Tuesday, April 13, 2010

Tracking

Just read a post by Ross Crockett on the Committed Sardine website and he made an interesting comment about tracking. "Apprenticeships have long been popular in Europe, but workforce--oriented high school training is not nearly as common in U.S. schools. One reason is that such programs sound dangerously similar to tracking--sorting students by ability level, a practice repeatedly rejected in U.S. culture, in which the dominant philosophy is that all students should have opportunity to meet their full potential." I have been teaching in a high school setting for twenty-five years and trying to get an English department to reduce or rethink tracking was impossible until the past couple of years. The philosophy was that we have to track due to ability and not a thought was given to preparing students for the real job world. College does not guarantee a good income but there are apprenticeships (carpenter, electrician, plumber) that do provide good jobs with good income and we need to be preparing students in every subject for these types of jobs.
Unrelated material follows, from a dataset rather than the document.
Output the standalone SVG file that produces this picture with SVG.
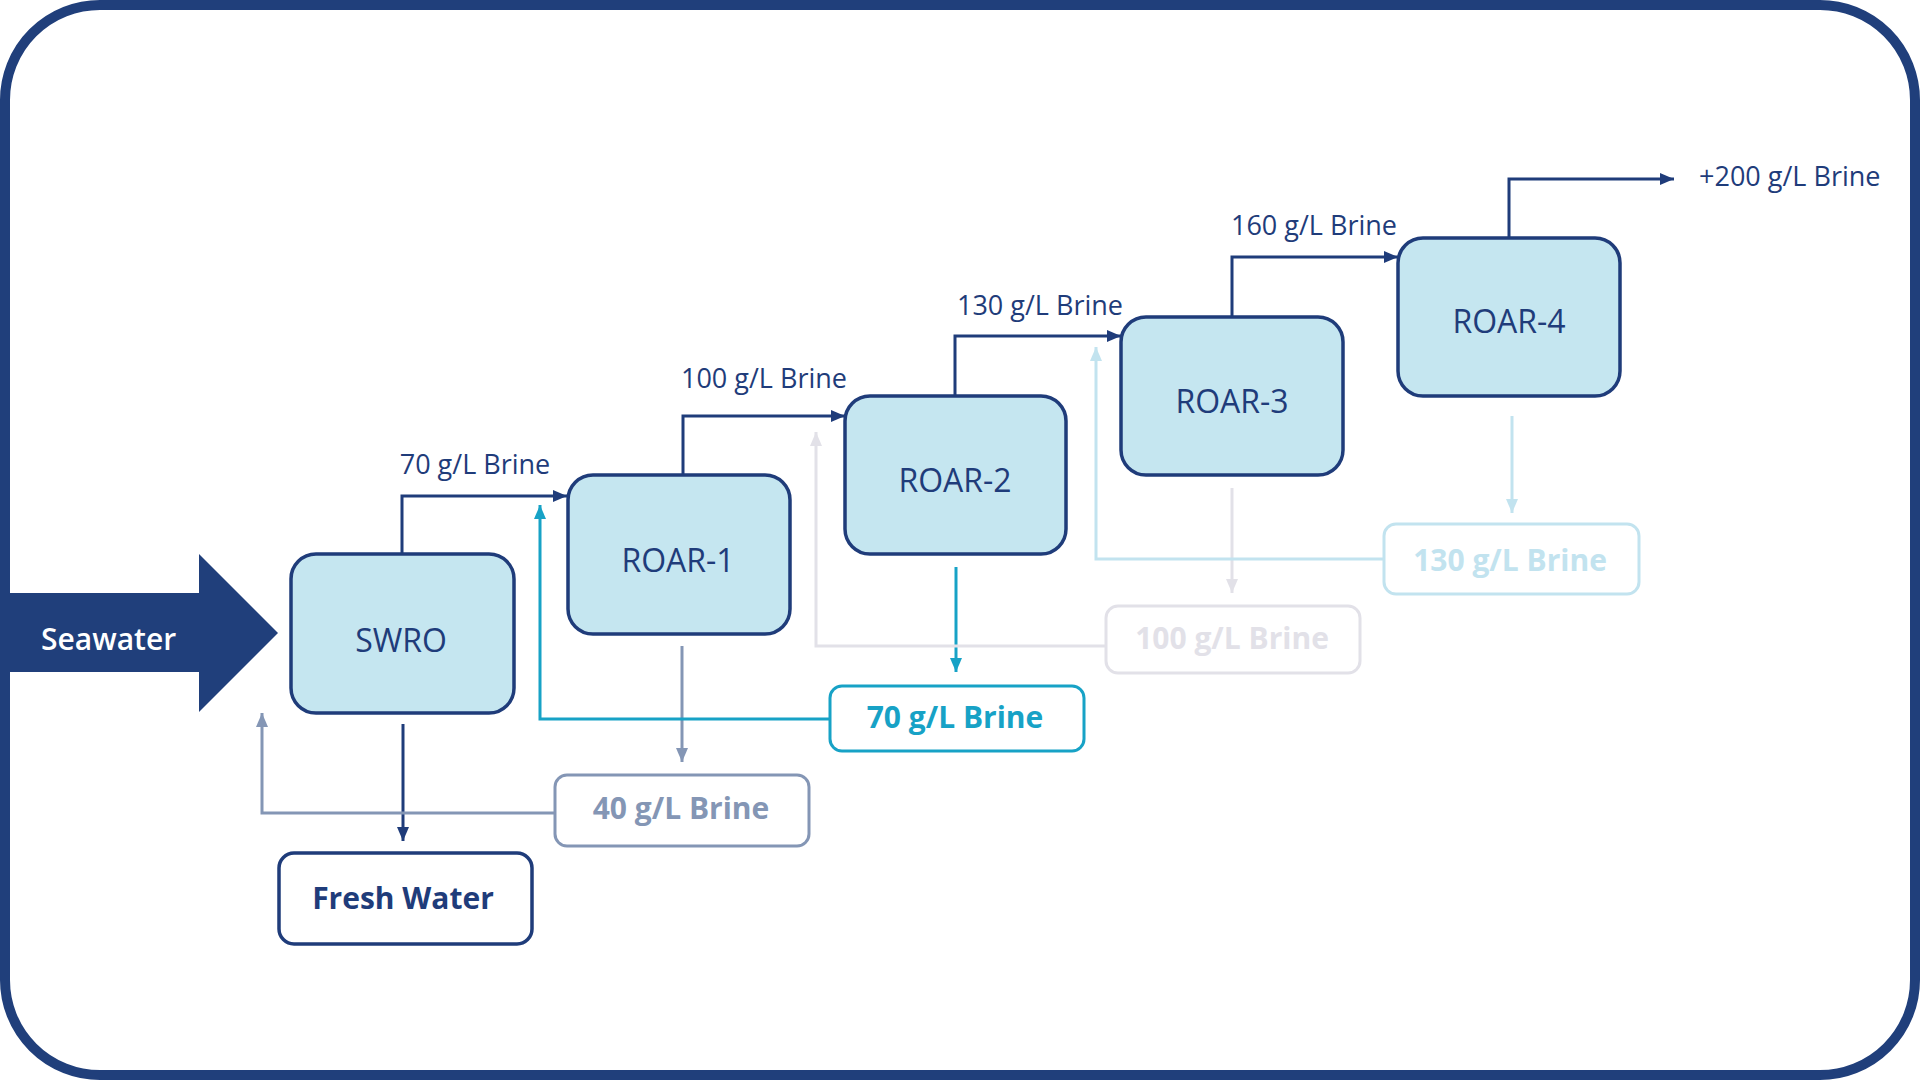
<svg xmlns="http://www.w3.org/2000/svg" width="1920" height="1080" viewBox="0 0 1920 1080">
<style>
.node{fill:#C5E6F0;stroke:#1F3C7A;stroke-width:3.5}
.nt{font-family:"Open Sans","Liberation Sans",sans-serif;font-size:32px;fill:#1F3C7A;text-anchor:middle}
.lbl{font-family:"Open Sans","Liberation Sans",sans-serif;font-size:27px;fill:#1F3C7A}
.bt{font-family:"Open Sans","Liberation Sans",sans-serif;font-size:30px;font-weight:700;text-anchor:middle}
.c{fill:none;stroke-width:3}
</style>
<defs>
<marker id="mNavy" markerUnits="userSpaceOnUse" markerWidth="16" markerHeight="14" refX="14" refY="6" orient="auto"><path d="M0,0 L14,6 L0,12 Z" fill="#1F3C7A"/></marker>
<marker id="mGrey" markerUnits="userSpaceOnUse" markerWidth="16" markerHeight="14" refX="14" refY="6" orient="auto"><path d="M0,0 L14,6 L0,12 Z" fill="#8496B5"/></marker>
<marker id="mTeal" markerUnits="userSpaceOnUse" markerWidth="16" markerHeight="14" refX="14" refY="6" orient="auto"><path d="M0,0 L14,6 L0,12 Z" fill="#17A2C6"/></marker>
<marker id="mLight" markerUnits="userSpaceOnUse" markerWidth="16" markerHeight="14" refX="14" refY="6" orient="auto"><path d="M0,0 L14,6 L0,12 Z" fill="#E2E1E8"/></marker>
<marker id="mLBlue" markerUnits="userSpaceOnUse" markerWidth="16" markerHeight="14" refX="14" refY="6" orient="auto"><path d="M0,0 L14,6 L0,12 Z" fill="#C2E3EF"/></marker>
</defs>
<rect x="0" y="0" width="1920" height="1080" fill="#FFFFFF"/>
<rect x="5" y="5" width="1910" height="1070" rx="95" ry="95" fill="#FFFFFF" stroke="#203F7B" stroke-width="10"/>

<g id="seawater">
<path d="M0,593 H199 V554 L278,633 L199,712 V672 H0 Z" fill="#203F7B"/>
<text x="41" y="650" font-family="'Open Sans','Liberation Sans',sans-serif" font-size="30" font-weight="600" fill="#FFFFFF">Seawater</text>
</g>

<g id="connectors">
<path class="c" stroke="#1F3C7A" d="M402,554 V496 H567" marker-end="url(#mNavy)"/>
<path class="c" stroke="#1F3C7A" d="M683,475 V416 H845" marker-end="url(#mNavy)"/>
<path class="c" stroke="#1F3C7A" d="M955,396 V336 H1121" marker-end="url(#mNavy)"/>
<path class="c" stroke="#1F3C7A" d="M1232,317 V257 H1398" marker-end="url(#mNavy)"/>
<path class="c" stroke="#1F3C7A" d="M1509,238 V179 H1674" marker-end="url(#mNavy)"/>
<path class="c" stroke="#1F3C7A" d="M403,724 V841" marker-end="url(#mNavy)"/>
<path class="c" stroke="#8496B5" d="M682,646 V762" marker-end="url(#mGrey)"/>
<path class="c" stroke="#8496B5" d="M555,813 H262 V713" marker-end="url(#mGrey)"/>
<path class="c" stroke="#17A2C6" d="M956,567 V672" marker-end="url(#mTeal)"/>
<path class="c" stroke="#17A2C6" d="M830,719 H540 V505" marker-end="url(#mTeal)"/>
<path class="c" stroke="#E2E1E8" d="M1232,488 V593" marker-end="url(#mLight)"/>
<path class="c" stroke="#E2E1E8" d="M1106,646 H816 V432" marker-end="url(#mLight)"/>
<path class="c" stroke="#C2E3EF" d="M1512,416 V513" marker-end="url(#mLBlue)"/>
<path class="c" stroke="#C2E3EF" d="M1384,559 H1096 V347" marker-end="url(#mLBlue)"/>
<text class="lbl" x="475" y="474" text-anchor="middle">70 g/L Brine</text>
<text class="lbl" x="764" y="388" text-anchor="middle">100 g/L Brine</text>
<text class="lbl" x="1040" y="315" text-anchor="middle">130 g/L Brine</text>
<text class="lbl" x="1314" y="235" text-anchor="middle">160 g/L Brine</text>
<text class="lbl" x="1699" y="186">+200 g/L Brine</text>
</g>

<g id="swro"><rect class="node" x="291" y="554" width="223" height="159" rx="25"/><text class="nt" x="401" y="652">SWRO</text></g>
<g id="roar1"><rect class="node" x="568" y="475" width="222" height="159" rx="25"/><text class="nt" x="678" y="572">ROAR-1</text></g>
<g id="roar2"><rect class="node" x="845" y="396" width="221" height="158" rx="25"/><text class="nt" x="955" y="492">ROAR-2</text></g>
<g id="roar3"><rect class="node" x="1121" y="317" width="222" height="158" rx="25"/><text class="nt" x="1232" y="413">ROAR-3</text></g>
<g id="roar4"><rect class="node" x="1398" y="238" width="222" height="158" rx="25"/><text class="nt" x="1509" y="333">ROAR-4</text></g>

<g id="freshwater"><rect x="279" y="853" width="253" height="91" rx="15" fill="#FFFFFF" stroke="#1F3C7A" stroke-width="3.5"/><text class="bt" x="403" y="909" fill="#1F3C7A">Fresh Water</text></g>
<g id="brine40"><rect x="555" y="775" width="254" height="71" rx="12" fill="#FFFFFF" stroke="#8496B5" stroke-width="3"/><text class="bt" x="681" y="819" fill="#8496B5">40 g/L Brine</text></g>
<g id="brine70"><rect x="830" y="686" width="254" height="65" rx="12" fill="#FFFFFF" stroke="#17A2C6" stroke-width="3"/><text class="bt" x="955" y="728" fill="#17A2C6">70 g/L Brine</text></g>
<g id="brine100"><rect x="1106" y="606" width="254" height="67" rx="12" fill="#FFFFFF" stroke="#E2E1E8" stroke-width="3"/><text class="bt" x="1232" y="649" fill="#E2E1E8">100 g/L Brine</text></g>
<g id="brine130"><rect x="1384" y="524" width="255" height="70" rx="12" fill="#FFFFFF" stroke="#C2E3EF" stroke-width="3"/><text class="bt" x="1510" y="571" fill="#C2E3EF">130 g/L Brine</text></g>
</svg>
American education is hung up on four years of math (not everyone needs it), four years of English (people will do well without it), two to three years of science (two years yes, more...........no) and two and one-half years of Social Studies (no comment, I'm the department chair so can't be fair). I have built homes for a living, didn't need calculus or trig, in fact I worked with my high school math teacher.....poor guy couldn't apply his geometry to building a house to save his life. This is where the real problem lies, we need to have people teaching math who have used the math in real world experience and can relate the theory and formula to actual situations. Tracking, in the negative, must go and be replaced by preparation for the real world.